Wherever the word "this" appears in a line, copy that line.

[start SOURCE RECORDS]

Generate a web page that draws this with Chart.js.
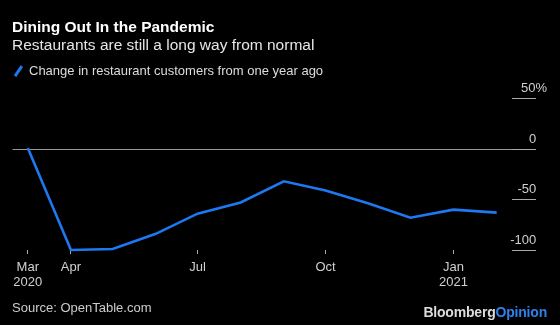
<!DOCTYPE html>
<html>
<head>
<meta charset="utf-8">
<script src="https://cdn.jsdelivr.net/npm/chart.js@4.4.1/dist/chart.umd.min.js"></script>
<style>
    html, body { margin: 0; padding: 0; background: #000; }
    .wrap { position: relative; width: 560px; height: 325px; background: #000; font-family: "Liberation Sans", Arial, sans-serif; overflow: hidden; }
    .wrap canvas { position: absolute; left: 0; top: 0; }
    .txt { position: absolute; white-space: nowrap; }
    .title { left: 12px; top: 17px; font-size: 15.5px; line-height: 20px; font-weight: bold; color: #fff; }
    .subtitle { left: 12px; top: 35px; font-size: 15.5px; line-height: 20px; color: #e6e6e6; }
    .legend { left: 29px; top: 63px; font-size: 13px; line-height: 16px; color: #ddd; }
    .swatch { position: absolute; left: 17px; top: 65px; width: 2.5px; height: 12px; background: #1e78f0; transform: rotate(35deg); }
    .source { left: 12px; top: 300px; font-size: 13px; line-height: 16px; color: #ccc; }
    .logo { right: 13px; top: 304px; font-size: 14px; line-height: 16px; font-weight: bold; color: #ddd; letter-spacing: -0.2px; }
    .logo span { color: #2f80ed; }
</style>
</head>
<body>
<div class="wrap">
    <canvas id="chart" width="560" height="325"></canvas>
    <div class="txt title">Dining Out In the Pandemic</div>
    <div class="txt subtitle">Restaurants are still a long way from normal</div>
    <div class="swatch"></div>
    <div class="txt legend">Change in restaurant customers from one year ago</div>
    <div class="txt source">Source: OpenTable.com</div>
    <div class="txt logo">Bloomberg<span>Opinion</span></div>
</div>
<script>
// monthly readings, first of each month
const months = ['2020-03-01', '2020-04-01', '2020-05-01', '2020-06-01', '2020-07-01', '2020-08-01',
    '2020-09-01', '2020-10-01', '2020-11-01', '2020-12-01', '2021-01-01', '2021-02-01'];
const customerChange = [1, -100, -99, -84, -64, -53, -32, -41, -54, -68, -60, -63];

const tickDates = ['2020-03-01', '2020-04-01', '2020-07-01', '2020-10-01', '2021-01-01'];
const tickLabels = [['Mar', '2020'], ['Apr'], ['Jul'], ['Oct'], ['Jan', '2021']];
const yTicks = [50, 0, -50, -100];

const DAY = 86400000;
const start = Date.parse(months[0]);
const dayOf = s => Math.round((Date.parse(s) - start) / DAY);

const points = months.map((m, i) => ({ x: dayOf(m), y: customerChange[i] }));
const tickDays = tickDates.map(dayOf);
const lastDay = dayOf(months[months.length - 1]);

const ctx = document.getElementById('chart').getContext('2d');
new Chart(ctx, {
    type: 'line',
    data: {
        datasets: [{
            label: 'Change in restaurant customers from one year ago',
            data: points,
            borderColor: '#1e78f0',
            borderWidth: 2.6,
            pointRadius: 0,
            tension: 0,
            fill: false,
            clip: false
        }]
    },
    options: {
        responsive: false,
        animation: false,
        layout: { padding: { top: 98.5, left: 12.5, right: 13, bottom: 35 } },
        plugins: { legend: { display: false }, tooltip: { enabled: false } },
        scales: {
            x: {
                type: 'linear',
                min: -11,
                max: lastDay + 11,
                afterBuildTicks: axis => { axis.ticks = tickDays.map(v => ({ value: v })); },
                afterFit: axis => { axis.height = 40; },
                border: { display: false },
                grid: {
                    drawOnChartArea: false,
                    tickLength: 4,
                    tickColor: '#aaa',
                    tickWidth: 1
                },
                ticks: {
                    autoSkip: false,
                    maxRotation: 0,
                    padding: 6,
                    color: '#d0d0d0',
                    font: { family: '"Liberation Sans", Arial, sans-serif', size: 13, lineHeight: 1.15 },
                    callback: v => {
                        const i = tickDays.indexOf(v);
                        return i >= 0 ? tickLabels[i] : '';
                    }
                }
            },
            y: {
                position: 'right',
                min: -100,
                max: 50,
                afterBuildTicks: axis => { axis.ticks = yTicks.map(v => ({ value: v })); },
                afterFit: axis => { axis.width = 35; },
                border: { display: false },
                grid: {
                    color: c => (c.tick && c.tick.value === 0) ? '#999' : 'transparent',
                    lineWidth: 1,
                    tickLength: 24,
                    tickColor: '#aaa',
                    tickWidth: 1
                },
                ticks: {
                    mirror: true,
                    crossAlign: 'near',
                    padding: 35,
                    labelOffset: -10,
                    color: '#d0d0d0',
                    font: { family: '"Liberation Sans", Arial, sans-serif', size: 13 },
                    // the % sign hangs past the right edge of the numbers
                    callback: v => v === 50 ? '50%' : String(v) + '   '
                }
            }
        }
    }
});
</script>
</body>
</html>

[end SOURCE RECORDS]
[start SOURCE RECORDS]

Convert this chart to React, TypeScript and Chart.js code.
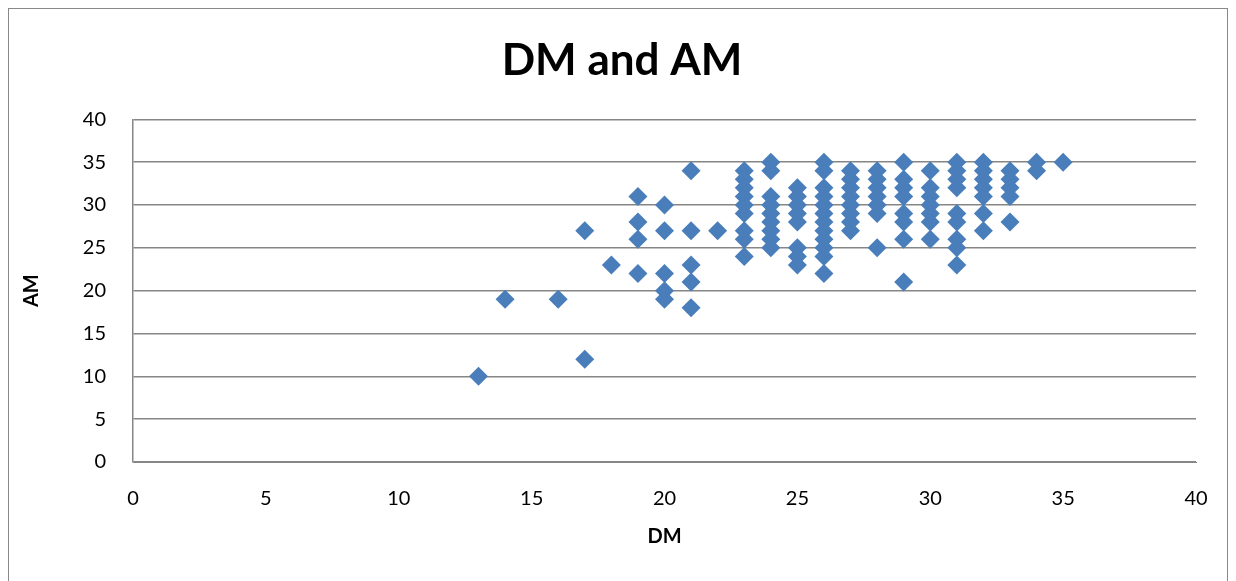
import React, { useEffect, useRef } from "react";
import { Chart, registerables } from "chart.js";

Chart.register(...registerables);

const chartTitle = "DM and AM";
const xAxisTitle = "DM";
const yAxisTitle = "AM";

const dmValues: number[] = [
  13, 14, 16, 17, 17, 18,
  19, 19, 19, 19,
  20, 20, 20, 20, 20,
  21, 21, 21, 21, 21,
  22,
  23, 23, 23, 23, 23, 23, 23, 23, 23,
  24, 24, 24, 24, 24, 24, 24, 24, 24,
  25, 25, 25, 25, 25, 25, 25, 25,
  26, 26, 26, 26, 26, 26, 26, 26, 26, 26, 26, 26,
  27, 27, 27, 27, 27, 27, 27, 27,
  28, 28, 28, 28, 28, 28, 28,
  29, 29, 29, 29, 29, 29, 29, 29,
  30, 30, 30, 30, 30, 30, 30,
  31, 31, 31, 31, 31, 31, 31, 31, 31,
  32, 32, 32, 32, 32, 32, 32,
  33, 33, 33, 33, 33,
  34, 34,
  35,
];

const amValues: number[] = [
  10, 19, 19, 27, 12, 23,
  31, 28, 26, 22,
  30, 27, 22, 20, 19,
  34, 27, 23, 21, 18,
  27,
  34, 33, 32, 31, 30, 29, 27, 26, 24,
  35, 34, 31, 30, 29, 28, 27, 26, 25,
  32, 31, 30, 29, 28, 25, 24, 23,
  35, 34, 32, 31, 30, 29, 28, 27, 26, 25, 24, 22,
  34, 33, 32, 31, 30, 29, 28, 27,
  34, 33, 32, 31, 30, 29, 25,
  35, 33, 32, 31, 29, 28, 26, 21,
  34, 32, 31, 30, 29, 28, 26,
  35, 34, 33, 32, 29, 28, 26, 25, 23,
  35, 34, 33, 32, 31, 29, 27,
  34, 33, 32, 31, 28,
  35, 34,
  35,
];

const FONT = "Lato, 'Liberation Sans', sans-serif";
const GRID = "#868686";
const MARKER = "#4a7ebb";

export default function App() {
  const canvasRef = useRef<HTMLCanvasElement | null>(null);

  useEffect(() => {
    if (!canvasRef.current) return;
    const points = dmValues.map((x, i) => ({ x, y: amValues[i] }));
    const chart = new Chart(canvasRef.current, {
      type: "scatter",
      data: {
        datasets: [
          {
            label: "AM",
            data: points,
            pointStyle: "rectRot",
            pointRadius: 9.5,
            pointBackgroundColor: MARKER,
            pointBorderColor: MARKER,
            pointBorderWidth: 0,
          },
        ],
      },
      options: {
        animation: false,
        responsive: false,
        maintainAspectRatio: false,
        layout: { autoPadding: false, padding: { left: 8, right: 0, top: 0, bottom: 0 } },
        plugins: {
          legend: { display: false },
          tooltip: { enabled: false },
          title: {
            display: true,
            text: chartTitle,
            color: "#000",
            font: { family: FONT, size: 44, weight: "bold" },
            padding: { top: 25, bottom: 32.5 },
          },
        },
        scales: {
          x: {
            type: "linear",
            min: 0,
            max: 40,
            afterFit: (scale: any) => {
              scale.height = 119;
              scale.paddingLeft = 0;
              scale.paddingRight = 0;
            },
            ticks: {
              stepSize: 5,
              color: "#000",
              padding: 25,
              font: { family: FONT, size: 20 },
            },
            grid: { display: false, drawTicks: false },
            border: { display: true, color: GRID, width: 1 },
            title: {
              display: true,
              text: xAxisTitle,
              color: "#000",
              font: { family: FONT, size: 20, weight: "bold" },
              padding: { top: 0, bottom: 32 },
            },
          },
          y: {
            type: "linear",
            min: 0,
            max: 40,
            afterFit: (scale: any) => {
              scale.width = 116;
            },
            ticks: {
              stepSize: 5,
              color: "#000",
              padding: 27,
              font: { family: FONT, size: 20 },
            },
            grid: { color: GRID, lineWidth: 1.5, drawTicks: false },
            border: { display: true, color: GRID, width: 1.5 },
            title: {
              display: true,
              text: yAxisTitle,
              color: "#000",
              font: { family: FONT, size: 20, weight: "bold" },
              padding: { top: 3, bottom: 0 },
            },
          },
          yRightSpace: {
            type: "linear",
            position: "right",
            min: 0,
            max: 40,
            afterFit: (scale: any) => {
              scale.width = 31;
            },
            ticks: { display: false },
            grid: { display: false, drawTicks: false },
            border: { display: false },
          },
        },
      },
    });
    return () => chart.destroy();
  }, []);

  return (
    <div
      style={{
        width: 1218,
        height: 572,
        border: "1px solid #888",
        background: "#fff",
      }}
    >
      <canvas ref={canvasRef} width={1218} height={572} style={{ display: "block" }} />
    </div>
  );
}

[end SOURCE RECORDS]

## EXERCISE RESPONSE
Generate a web page that draws this with Chart.js.
Convert this chart to React, TypeScript and Chart.js code.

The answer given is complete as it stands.